A five-story rest stop on an artificial island marooned in the middle of Tokyo Bay, exactly where the Aqua-Line highway stops being a bridge and dives into an undersea tunnel — shops, sea views, and a giant tunnel-boring cutter on display.

Halfway across Tokyo Bay, the Aqua-Line highway does something extraordinary: it stops being a bridge and plunges into a tunnel under the sea. At exactly that transition floats Umihotaru (“Sea Firefly”), a five-story rest stop on an artificial island in the middle of the water.

Why It’s Interesting

It is the most spectacular highway service area in Japan — a ship-shaped building surrounded by open sea, with viewing decks that look back toward Kawasaki and Tokyo on one side and out across the bay (and, on clear days, Mt. Fuji) on the other. Inside are shops and restaurants; outside sits the giant rotary cutter head that bored the undersea tunnel.

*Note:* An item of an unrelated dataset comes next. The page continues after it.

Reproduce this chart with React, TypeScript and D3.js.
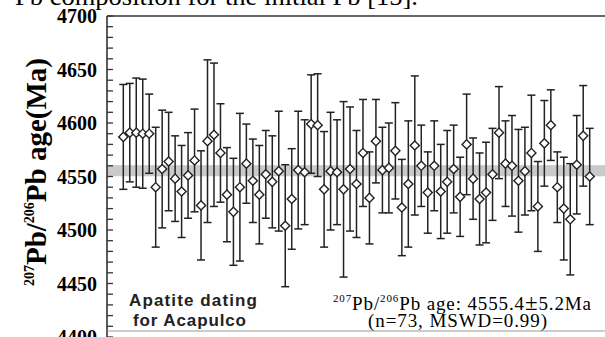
import React, { useEffect, useRef } from 'react'
import * as d3 from 'd3'

// 207Pb/206Pb ages (Ma) of the 73 apatite spots, and their error bars (±)
const ages = [
  4587, 4591, 4591, 4590, 4590, 4540, 4557, 4564, 4548, 4536,
  4551, 4565, 4523, 4583, 4589, 4572, 4533, 4517, 4540, 4562,
  4546, 4533, 4552, 4545, 4555, 4504, 4529, 4556, 4554, 4599,
  4598, 4538, 4555, 4554, 4538, 4557, 4543, 4572, 4530, 4583,
  4556, 4558, 4574, 4521, 4543, 4579, 4560, 4535, 4560, 4536,
  4545, 4557, 4531, 4580, 4548, 4529, 4535, 4552, 4591, 4562,
  4560, 4546, 4555, 4572, 4522, 4581, 4598, 4540, 4520, 4510,
  4561, 4588, 4550
]
const errors = [
  49, 46, 51, 51, 37, 56, 55, 46, 40, 43,
  40, 48, 51, 76, 67, 46, 44, 50, 69, 37,
  39, 46, 41, 43, 56, 57, 47, 55, 49, 46,
  48, 54, 55, 49, 82, 58, 50, 50, 43, 39,
  40, 42, 45, 45, 59, 65, 38, 38, 42, 44,
  48, 41, 37, 47, 38, 43, 47, 43, 43, 40,
  47, 48, 41, 54, 42, 40, 33, 33, 48, 52,
  46, 47, 45
]
const meanAge = 4555.4
const meanErr = 5.2
const yTicks = [4400, 4450, 4500, 4550, 4600, 4650, 4700]

const SERIF = '"Liberation Serif", "Times New Roman", serif'
const SANS = '"Liberation Sans", Arial, sans-serif'

function App() {
  const ref = useRef<SVGSVGElement>(null)

  useEffect(() => {
    document.body.style.margin = '0'
    const svg = d3.select(ref.current)
    svg.selectAll('*').remove()

    const left = 107
    const right = 605
    const top = 16

    const x = d3.scaleLinear().domain([1, ages.length]).range([123.3, 589.7])
    const y = d3.scaleLinear().domain([4400, 4700]).range([337, top])

    // cropped caption line from the page above
    svg.append('text')
      .attr('x', 15).attr('y', 5)
      .attr('font-family', SERIF).attr('font-size', 26)
      .attr('textLength', 403).attr('lengthAdjust', 'spacingAndGlyphs')
      .text('Pb composition for the initial Pb [15].')

    // weighted mean band
    svg.append('rect')
      .attr('x', left).attr('width', right - left)
      .attr('y', y(meanAge + meanErr))
      .attr('height', y(meanAge - meanErr) - y(meanAge + meanErr))
      .attr('fill', '#cacaca')

    // frame: top line, left axis, bottom line
    svg.append('line')
      .attr('x1', left).attr('x2', right).attr('y1', top).attr('y2', top)
      .attr('stroke', '#333').attr('stroke-width', 1.6)
    svg.append('line')
      .attr('x1', left).attr('x2', left).attr('y1', top).attr('y2', 337)
      .attr('stroke', '#333').attr('stroke-width', 1.6)
    svg.append('line')
      .attr('x1', left).attr('x2', right).attr('y1', 331).attr('y2', 331)
      .attr('stroke', '#999').attr('stroke-width', 1)

    // minor ticks every 10 Ma, inside
    svg.append('g')
      .selectAll('line')
      .data(d3.range(4400, 4701, 10)).enter().append('line')
        .attr('x1', left).attr('x2', left + 6)
        .attr('y1', d => y(d)).attr('y2', d => y(d))
        .attr('stroke', '#333').attr('stroke-width', 1.3)

    // tick labels
    svg.append('g')
      .selectAll('text')
      .data(yTicks).enter().append('text')
        .attr('x', 97).attr('y', d => y(d))
        .attr('dy', '0.35em')
        .attr('text-anchor', 'end')
        .attr('font-family', SERIF).attr('font-weight', 'bold').attr('font-size', 20)
        .text(d => d)

    // y axis title
    const title = svg.append('text')
      .attr('transform', 'translate(46,172) rotate(-90)')
      .attr('text-anchor', 'middle')
      .attr('font-family', SERIF).attr('font-weight', 'bold')
    title.append('tspan').attr('font-size', 14).attr('dy', -12).text('207')
    title.append('tspan').attr('font-size', 29).attr('dy', 12).text('Pb/')
    title.append('tspan').attr('font-size', 14).attr('dy', -12).text('206')
    title.append('tspan').attr('font-size', 29).attr('dy', 12).text('Pb age(Ma)')

    // error bars
    const bars = svg.append('g').attr('class', 'bars')
      .selectAll('g')
      .data(ages).enter().append('g')
      .attr('stroke', '#222').attr('stroke-width', 1.5)
    bars.append('line')
      .attr('x1', (d, i) => x(i + 1)).attr('x2', (d, i) => x(i + 1))
      .attr('y1', (d, i) => y(d + errors[i])).attr('y2', (d, i) => y(d - errors[i]))
    bars.append('line')
      .attr('x1', (d, i) => x(i + 1) - 4).attr('x2', (d, i) => x(i + 1) + 4)
      .attr('y1', (d, i) => y(d + errors[i])).attr('y2', (d, i) => y(d + errors[i]))
    bars.append('line')
      .attr('x1', (d, i) => x(i + 1) - 4).attr('x2', (d, i) => x(i + 1) + 4)
      .attr('y1', (d, i) => y(d - errors[i])).attr('y2', (d, i) => y(d - errors[i]))

    // diamonds
    const diamond = d3.symbol().type(d3.symbolSquare).size(42)
    svg.append('g')
      .selectAll('path')
      .data(ages).enter().append('path')
        .attr('d', diamond)
        .attr('transform', (d, i) => `translate(${x(i + 1)},${y(d)}) rotate(45)`)
        .attr('fill', 'white')
        .attr('stroke', '#222').attr('stroke-width', 1.4)

    // sample label
    svg.append('text')
      .attr('x', 129).attr('y', 306)
      .attr('font-family', SANS).attr('font-weight', 'bold').attr('font-size', 17)
      .attr('textLength', 128).attr('lengthAdjust', 'spacing')
      .attr('fill', '#222')
      .text('Apatite dating')
    svg.append('text')
      .attr('x', 133).attr('y', 326)
      .attr('font-family', SANS).attr('font-weight', 'bold').attr('font-size', 17)
      .attr('textLength', 113).attr('lengthAdjust', 'spacing')
      .attr('fill', '#222')
      .text('for Acapulco')

    // age summary
    const res = svg.append('text')
      .attr('x', 333).attr('y', 310)
      .attr('font-family', SERIF).attr('font-size', 19)
      .attr('textLength', 258).attr('lengthAdjust', 'spacing')
    res.append('tspan').attr('font-size', 11).attr('dy', -8).text('207')
    res.append('tspan').attr('dy', 8).text('Pb/')
    res.append('tspan').attr('font-size', 11).attr('dy', -8).text('206')
    res.append('tspan').attr('dy', 8).text('Pb age: ' + meanAge)
    res.append('tspan').attr('font-size', 23).text('\u00b1')
    res.append('tspan').text(meanErr + 'Ma')
    svg.append('text')
      .attr('x', 368).attr('y', 327)
      .attr('font-family', SERIF).attr('font-size', 19)
      .attr('textLength', 179).attr('lengthAdjust', 'spacing')
      .text('(n=' + ages.length + ', MSWD=0.99)')
  }, [])

  return <svg ref={ref} width={605} height={337} style={{ display: 'block' }}></svg>
}

export default App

Standing on a sunset deck, cars vanishing into the sea beside you, is pure modern-Japan spectacle.

Best Time to Visit

Year-round, but go for sunset or after dark, when the bay and the distant city skylines light up.

Getting There

There’s no train: you reach Umihotaru by driving the Aqua-Line (it links Kawasaki and Kisarazu) or by highway bus. It’s a perfect first or last stop on a Boso road trip.

📸 Mon-chan's camera roll

Snapshots from our very good boy on the road.

A ship-shaped highway rest stop on an artificial island in the middle of the bay
A rest stop on an island in the MIDDLE of Tokyo Bay, where the bridge dives underwater.
Mon-chan and Cinnamon the squirrel at the bay-island rest stop railing at sunset
The road just dives into the sea here. Cinnamon transformed into a tunnel. Show-off.